Record set.
::::
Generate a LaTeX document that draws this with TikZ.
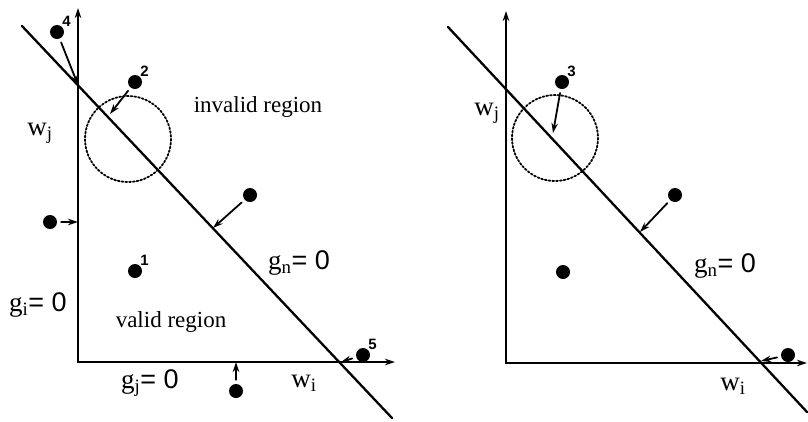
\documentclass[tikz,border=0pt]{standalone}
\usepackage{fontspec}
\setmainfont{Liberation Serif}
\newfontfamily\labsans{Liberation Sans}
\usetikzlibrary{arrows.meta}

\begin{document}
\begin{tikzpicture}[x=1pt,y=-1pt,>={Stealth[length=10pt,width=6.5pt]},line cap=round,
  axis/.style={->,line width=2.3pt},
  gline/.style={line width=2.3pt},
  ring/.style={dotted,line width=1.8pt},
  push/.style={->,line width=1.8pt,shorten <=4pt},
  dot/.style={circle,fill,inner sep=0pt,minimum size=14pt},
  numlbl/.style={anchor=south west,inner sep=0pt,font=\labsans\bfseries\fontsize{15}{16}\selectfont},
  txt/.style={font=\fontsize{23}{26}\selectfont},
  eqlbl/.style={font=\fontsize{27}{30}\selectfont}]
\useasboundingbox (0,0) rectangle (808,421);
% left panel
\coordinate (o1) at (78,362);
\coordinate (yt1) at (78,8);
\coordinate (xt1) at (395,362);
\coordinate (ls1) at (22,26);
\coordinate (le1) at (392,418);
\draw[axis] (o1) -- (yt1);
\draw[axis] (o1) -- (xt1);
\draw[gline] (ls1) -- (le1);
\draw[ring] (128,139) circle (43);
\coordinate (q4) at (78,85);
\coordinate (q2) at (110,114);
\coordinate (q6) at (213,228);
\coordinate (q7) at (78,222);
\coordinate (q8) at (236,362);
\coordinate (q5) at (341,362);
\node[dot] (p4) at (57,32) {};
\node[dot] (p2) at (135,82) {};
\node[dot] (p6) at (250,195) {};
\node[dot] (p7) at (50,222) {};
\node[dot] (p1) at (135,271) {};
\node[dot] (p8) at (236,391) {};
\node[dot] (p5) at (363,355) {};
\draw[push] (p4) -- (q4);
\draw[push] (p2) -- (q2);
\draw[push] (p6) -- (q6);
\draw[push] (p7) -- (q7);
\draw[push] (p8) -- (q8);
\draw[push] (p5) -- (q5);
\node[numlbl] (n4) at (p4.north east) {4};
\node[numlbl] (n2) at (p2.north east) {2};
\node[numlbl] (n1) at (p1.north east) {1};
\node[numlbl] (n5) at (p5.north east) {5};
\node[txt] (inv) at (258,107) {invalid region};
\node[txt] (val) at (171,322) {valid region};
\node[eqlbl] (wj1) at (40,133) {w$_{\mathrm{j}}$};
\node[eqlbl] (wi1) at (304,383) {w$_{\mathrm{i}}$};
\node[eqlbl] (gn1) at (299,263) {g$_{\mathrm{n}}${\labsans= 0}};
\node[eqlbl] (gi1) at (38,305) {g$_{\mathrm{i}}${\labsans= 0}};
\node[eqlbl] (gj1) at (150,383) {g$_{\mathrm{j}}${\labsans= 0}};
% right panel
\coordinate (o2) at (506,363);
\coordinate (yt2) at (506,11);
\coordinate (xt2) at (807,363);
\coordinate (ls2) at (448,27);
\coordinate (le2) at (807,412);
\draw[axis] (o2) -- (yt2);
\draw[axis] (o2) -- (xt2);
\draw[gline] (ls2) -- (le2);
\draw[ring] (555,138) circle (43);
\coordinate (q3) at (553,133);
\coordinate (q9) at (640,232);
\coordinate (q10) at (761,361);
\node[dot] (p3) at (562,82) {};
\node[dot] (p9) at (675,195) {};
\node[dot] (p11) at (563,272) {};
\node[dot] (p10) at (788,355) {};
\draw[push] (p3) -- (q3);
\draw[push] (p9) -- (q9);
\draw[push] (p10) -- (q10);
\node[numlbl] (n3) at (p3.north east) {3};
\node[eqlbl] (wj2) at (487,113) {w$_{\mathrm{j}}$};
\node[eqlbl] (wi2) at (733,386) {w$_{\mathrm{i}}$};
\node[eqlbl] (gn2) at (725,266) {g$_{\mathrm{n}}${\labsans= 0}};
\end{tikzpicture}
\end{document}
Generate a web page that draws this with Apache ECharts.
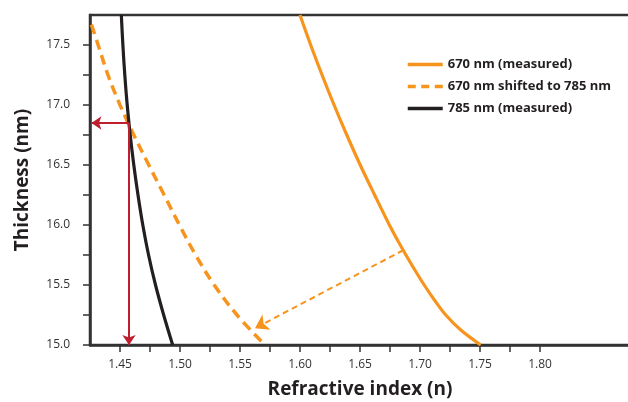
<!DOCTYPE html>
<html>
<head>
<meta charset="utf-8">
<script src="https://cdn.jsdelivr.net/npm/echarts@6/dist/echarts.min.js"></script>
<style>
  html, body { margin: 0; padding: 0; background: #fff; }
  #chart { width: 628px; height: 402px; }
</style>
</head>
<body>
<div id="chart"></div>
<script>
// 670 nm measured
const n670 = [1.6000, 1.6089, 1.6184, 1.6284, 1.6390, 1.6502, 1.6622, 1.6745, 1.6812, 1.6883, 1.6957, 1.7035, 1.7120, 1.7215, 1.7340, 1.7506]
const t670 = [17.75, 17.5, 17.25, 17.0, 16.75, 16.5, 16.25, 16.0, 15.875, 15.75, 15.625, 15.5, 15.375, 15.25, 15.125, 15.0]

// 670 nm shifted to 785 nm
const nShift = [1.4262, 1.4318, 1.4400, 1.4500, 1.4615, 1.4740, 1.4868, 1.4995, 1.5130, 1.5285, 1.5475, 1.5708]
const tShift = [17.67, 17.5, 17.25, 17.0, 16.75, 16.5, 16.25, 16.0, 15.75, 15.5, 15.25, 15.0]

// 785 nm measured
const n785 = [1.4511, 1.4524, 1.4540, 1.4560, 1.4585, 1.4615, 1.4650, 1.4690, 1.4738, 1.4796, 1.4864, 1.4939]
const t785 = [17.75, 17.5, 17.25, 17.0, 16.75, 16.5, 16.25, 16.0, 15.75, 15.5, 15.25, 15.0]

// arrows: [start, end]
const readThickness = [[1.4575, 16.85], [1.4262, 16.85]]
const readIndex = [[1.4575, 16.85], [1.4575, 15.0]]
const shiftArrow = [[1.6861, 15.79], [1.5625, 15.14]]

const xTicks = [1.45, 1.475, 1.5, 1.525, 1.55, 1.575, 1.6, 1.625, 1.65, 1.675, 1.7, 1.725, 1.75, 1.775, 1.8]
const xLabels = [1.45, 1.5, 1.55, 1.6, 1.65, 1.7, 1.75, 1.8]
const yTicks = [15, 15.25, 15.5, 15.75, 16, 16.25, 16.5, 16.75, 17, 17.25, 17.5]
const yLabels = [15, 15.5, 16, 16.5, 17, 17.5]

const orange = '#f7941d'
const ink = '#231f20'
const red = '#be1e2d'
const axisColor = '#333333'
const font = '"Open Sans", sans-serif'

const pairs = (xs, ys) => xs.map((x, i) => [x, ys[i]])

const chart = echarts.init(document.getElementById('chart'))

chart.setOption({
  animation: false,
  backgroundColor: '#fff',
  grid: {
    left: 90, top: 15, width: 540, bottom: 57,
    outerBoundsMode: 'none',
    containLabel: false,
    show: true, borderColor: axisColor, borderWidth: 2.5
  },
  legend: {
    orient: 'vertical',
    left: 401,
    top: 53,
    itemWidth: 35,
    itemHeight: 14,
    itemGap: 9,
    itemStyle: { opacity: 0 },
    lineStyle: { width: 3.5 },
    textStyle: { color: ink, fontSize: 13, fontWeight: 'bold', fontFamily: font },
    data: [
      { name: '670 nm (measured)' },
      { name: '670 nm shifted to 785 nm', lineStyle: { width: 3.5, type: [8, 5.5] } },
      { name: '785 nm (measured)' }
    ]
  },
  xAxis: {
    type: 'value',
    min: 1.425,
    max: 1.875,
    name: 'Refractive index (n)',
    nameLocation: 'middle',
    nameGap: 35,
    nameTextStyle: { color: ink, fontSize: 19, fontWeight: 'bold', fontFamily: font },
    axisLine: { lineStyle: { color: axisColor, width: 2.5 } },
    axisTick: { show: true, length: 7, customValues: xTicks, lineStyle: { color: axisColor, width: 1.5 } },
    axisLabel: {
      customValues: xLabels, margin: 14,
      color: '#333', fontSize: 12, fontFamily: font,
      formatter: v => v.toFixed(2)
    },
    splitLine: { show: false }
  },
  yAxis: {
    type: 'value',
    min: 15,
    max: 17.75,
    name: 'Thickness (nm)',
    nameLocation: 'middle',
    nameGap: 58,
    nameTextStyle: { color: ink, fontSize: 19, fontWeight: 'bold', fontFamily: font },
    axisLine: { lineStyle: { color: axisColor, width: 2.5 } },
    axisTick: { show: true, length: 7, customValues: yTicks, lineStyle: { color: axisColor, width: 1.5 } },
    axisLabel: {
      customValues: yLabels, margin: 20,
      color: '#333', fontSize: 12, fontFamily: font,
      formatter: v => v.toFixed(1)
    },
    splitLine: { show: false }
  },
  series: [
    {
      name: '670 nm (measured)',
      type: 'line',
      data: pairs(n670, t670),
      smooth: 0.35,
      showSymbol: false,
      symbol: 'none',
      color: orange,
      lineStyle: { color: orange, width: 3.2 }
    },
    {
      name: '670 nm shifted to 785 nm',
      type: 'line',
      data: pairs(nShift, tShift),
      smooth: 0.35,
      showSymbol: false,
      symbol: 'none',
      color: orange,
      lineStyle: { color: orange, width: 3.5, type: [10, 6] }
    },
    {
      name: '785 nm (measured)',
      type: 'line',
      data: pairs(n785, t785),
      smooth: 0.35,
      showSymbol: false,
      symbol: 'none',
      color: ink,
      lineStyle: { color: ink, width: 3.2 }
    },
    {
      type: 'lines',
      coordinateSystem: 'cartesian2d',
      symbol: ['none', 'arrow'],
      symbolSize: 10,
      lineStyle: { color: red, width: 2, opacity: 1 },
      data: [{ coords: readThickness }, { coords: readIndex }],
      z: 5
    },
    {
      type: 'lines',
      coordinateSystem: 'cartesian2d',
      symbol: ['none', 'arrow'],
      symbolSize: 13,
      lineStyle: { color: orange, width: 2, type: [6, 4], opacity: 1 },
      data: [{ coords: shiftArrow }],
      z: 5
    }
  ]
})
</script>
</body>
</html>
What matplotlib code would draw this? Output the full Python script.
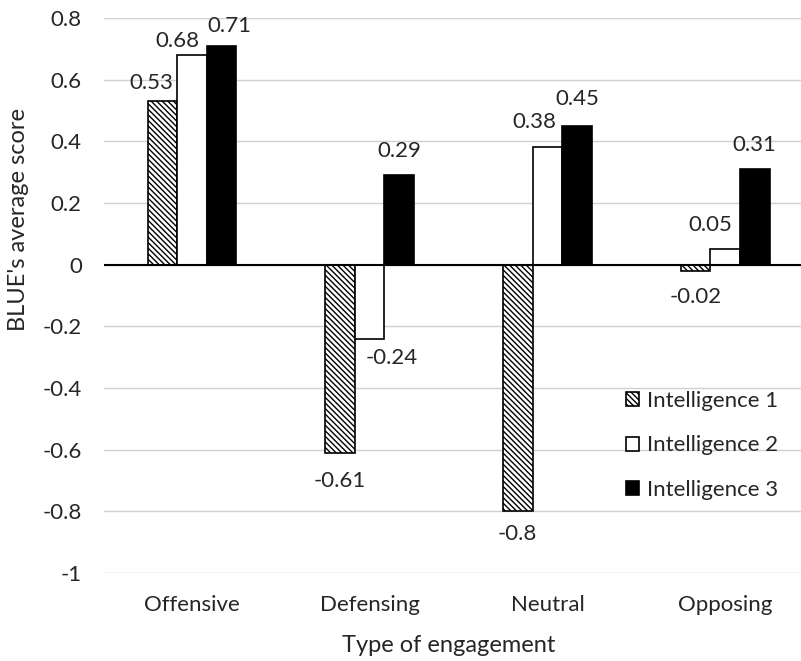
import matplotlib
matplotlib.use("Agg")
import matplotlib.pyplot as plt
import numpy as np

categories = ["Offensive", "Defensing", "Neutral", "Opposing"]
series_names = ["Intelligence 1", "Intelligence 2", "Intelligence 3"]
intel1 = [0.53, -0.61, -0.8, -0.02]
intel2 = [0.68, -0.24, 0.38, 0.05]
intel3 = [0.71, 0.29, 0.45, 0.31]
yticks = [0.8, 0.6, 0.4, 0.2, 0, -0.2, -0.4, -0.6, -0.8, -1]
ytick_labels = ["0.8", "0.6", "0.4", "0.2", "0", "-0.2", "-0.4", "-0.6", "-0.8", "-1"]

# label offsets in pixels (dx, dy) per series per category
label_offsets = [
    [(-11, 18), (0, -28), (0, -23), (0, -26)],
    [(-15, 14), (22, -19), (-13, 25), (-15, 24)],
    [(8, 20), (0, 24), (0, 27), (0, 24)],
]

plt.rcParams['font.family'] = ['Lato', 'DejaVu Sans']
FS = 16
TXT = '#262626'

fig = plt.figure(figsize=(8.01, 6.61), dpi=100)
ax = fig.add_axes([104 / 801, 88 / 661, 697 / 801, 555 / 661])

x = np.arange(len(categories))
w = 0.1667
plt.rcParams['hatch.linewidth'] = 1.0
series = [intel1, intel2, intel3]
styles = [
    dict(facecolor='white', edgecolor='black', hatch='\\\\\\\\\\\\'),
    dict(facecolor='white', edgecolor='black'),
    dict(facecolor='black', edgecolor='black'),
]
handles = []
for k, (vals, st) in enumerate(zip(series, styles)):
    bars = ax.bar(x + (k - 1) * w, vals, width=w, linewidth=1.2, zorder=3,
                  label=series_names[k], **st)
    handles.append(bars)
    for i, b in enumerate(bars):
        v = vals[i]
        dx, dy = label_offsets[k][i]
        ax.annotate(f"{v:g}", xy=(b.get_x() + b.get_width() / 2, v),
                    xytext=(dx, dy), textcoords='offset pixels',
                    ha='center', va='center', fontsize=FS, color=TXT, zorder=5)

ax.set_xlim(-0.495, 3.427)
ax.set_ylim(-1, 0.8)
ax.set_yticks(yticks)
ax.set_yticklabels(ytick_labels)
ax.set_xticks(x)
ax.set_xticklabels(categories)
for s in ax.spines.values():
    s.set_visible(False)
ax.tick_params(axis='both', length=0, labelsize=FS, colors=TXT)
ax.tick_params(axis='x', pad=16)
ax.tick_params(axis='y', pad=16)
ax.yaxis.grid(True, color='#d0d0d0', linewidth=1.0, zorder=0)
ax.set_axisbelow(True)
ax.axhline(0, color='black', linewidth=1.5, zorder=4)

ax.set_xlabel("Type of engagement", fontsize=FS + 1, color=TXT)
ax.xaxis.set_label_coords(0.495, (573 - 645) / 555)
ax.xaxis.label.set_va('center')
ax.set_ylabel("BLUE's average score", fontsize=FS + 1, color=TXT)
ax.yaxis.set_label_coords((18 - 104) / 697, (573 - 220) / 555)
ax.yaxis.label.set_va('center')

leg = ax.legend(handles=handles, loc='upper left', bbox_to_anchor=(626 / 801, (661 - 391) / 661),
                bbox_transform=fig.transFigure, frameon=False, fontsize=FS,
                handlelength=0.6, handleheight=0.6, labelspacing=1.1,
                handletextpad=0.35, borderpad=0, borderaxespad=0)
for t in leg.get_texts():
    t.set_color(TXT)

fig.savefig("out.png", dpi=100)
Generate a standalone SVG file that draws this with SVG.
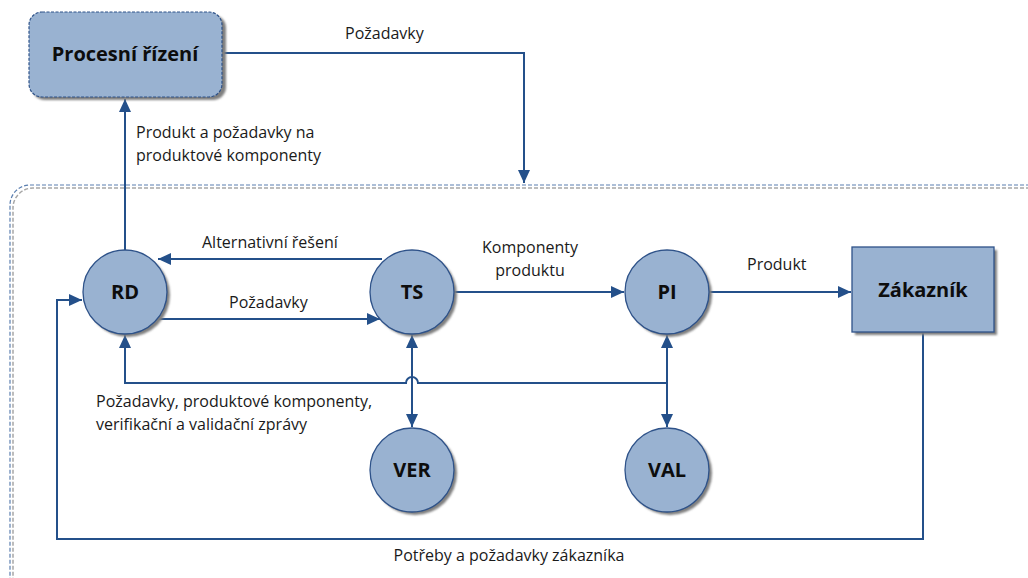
::::
Stated problem. Read the data above and pull out each line that holds the string "matplotlib".

Complete answer.
What matplotlib code would draw this? Output the full Python script.
import matplotlib
matplotlib.use("Agg")
import matplotlib.pyplot as plt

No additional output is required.